▶ [TO BE DONE]: Locate each line in the records containing "that". Copy it.

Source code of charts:
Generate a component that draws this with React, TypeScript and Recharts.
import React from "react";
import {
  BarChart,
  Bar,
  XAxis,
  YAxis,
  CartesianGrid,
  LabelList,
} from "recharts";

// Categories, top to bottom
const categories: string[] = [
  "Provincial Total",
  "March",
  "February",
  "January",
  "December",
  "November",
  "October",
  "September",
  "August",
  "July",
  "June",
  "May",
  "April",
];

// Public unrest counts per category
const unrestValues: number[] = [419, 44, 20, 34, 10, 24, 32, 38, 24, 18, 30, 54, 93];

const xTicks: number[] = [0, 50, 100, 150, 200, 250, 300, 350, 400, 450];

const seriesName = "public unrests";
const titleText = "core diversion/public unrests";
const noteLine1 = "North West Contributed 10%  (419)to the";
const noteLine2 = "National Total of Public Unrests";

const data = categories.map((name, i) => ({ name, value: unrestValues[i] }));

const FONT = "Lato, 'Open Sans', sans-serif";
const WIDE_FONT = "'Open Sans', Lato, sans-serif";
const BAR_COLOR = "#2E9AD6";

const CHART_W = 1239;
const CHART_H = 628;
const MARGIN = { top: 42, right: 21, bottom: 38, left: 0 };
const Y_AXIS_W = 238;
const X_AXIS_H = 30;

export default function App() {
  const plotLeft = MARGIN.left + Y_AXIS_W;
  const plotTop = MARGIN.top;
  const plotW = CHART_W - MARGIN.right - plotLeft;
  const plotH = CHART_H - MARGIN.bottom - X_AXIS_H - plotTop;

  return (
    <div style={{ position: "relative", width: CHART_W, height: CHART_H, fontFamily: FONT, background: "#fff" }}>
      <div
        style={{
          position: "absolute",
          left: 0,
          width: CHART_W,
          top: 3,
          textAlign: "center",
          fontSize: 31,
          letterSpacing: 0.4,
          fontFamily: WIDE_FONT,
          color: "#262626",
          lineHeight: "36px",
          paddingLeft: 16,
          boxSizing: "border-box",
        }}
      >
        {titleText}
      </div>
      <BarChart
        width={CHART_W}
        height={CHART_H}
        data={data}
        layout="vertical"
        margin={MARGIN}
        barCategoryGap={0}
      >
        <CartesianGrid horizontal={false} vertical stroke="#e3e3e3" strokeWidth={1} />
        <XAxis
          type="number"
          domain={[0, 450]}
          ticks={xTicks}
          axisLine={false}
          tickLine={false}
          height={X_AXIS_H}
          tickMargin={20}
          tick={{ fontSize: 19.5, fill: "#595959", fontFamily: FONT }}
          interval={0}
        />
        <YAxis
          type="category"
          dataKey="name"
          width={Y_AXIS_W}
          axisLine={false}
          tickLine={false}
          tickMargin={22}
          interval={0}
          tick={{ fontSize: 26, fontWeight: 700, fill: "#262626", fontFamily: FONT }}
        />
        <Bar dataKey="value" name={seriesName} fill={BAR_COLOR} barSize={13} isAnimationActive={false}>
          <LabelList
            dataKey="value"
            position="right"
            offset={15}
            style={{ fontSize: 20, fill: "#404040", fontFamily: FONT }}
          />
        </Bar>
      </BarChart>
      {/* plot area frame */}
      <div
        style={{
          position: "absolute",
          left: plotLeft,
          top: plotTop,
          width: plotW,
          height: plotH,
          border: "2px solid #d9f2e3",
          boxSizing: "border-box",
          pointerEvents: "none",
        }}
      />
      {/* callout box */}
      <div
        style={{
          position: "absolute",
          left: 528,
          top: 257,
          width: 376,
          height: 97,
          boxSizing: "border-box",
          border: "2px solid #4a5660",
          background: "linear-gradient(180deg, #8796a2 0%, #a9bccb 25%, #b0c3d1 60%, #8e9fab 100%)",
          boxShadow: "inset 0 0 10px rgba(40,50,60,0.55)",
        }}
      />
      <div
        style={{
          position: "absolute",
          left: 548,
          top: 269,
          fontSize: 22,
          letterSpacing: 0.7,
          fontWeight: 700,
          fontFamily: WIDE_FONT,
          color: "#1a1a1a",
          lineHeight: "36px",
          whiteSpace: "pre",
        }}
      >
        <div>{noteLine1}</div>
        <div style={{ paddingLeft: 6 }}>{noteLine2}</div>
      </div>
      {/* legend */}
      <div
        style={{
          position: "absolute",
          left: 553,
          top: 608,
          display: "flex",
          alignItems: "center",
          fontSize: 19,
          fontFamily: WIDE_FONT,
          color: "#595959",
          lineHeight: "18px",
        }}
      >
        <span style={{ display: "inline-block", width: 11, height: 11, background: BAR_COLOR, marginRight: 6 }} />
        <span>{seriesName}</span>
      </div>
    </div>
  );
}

...

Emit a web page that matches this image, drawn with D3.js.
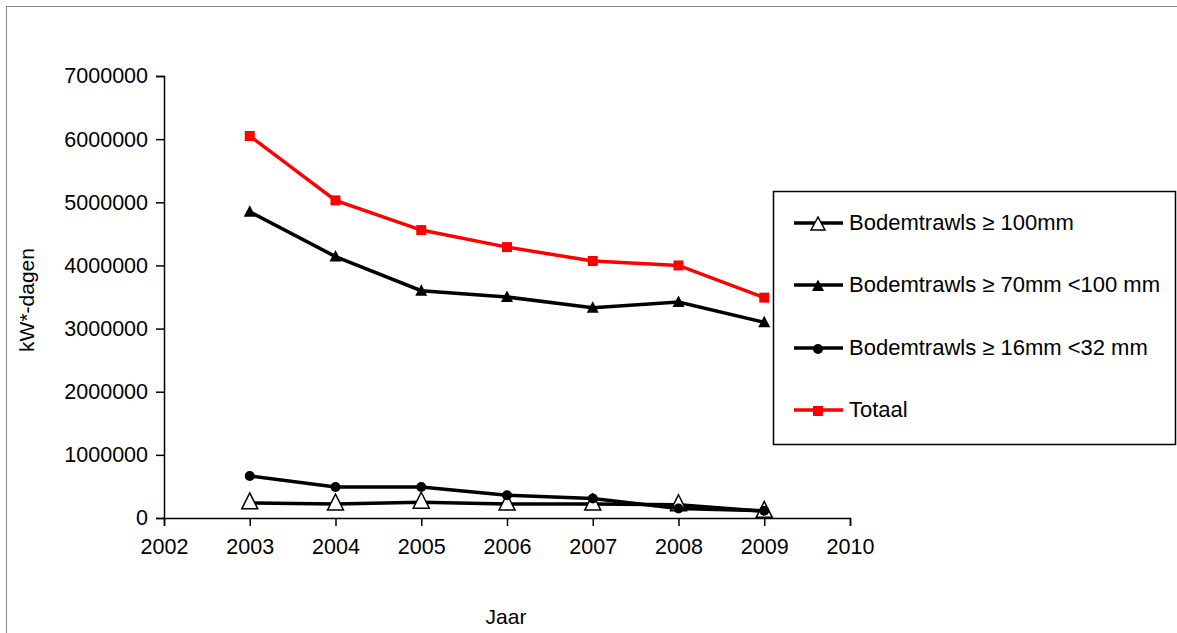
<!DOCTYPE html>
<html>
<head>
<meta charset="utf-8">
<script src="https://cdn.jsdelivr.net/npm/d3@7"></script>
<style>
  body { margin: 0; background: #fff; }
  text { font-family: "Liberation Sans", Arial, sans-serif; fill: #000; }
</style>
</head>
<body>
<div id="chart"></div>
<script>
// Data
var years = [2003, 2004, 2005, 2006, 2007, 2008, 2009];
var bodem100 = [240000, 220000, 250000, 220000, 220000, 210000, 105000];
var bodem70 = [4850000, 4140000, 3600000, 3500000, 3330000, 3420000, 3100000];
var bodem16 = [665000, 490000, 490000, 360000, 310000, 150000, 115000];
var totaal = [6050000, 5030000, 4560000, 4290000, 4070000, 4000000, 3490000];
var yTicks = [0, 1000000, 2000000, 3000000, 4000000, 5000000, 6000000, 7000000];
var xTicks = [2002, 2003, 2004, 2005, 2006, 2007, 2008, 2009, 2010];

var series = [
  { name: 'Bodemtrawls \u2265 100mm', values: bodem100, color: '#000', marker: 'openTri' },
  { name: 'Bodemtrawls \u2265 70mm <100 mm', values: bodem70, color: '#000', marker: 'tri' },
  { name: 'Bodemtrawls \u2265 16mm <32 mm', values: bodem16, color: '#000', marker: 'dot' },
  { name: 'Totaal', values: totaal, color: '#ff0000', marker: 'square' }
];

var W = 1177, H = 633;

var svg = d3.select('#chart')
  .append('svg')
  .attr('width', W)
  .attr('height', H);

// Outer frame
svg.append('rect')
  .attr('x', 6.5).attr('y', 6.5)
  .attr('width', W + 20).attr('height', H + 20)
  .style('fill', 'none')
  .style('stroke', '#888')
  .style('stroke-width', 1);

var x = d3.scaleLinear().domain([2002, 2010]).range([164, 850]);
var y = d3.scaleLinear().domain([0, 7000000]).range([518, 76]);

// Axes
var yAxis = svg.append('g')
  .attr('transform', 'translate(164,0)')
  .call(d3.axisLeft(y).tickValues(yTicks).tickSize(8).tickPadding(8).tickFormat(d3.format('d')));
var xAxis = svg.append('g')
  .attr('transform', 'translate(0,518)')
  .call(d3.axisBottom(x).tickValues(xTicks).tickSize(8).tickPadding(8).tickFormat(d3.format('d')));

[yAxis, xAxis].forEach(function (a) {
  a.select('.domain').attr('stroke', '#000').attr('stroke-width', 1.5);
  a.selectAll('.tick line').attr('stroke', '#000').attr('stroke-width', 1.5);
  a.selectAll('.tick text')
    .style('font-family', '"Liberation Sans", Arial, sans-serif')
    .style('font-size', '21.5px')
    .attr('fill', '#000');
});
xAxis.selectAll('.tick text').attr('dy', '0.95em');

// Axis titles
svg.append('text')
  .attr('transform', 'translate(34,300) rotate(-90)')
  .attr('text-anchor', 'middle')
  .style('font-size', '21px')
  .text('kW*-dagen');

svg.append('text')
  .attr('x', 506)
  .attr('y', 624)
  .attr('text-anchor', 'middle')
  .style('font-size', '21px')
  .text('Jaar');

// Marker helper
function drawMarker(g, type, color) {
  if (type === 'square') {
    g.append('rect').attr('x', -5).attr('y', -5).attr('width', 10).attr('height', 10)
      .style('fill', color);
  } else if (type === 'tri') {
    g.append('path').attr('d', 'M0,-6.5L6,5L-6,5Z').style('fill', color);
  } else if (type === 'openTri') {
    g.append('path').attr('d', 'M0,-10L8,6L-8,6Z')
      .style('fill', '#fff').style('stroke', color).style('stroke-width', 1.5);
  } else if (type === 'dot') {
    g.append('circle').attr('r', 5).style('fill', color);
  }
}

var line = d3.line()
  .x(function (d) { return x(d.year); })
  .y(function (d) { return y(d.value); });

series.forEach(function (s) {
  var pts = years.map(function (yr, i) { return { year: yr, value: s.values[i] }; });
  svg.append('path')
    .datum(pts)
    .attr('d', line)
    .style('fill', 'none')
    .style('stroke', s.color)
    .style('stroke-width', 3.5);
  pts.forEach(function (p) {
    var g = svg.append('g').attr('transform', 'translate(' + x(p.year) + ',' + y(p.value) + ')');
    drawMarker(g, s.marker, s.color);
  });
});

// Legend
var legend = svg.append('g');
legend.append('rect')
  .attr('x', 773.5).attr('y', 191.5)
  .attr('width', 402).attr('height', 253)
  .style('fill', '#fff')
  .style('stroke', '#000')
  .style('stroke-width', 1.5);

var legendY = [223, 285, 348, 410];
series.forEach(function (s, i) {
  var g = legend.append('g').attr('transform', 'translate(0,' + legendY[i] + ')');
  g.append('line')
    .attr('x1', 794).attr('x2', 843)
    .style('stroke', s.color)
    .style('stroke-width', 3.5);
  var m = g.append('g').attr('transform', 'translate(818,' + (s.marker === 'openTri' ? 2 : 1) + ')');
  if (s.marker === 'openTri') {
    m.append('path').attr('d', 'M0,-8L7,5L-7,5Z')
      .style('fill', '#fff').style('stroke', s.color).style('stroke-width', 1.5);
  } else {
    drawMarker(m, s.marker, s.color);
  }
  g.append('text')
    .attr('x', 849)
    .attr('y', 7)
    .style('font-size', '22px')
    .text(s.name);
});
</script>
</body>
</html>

▶ [SOLUTION FOR THIS TASK]:
Generate a component that draws this with React, TypeScript and Recharts.
Emit a web page that matches this image, drawn with D3.js.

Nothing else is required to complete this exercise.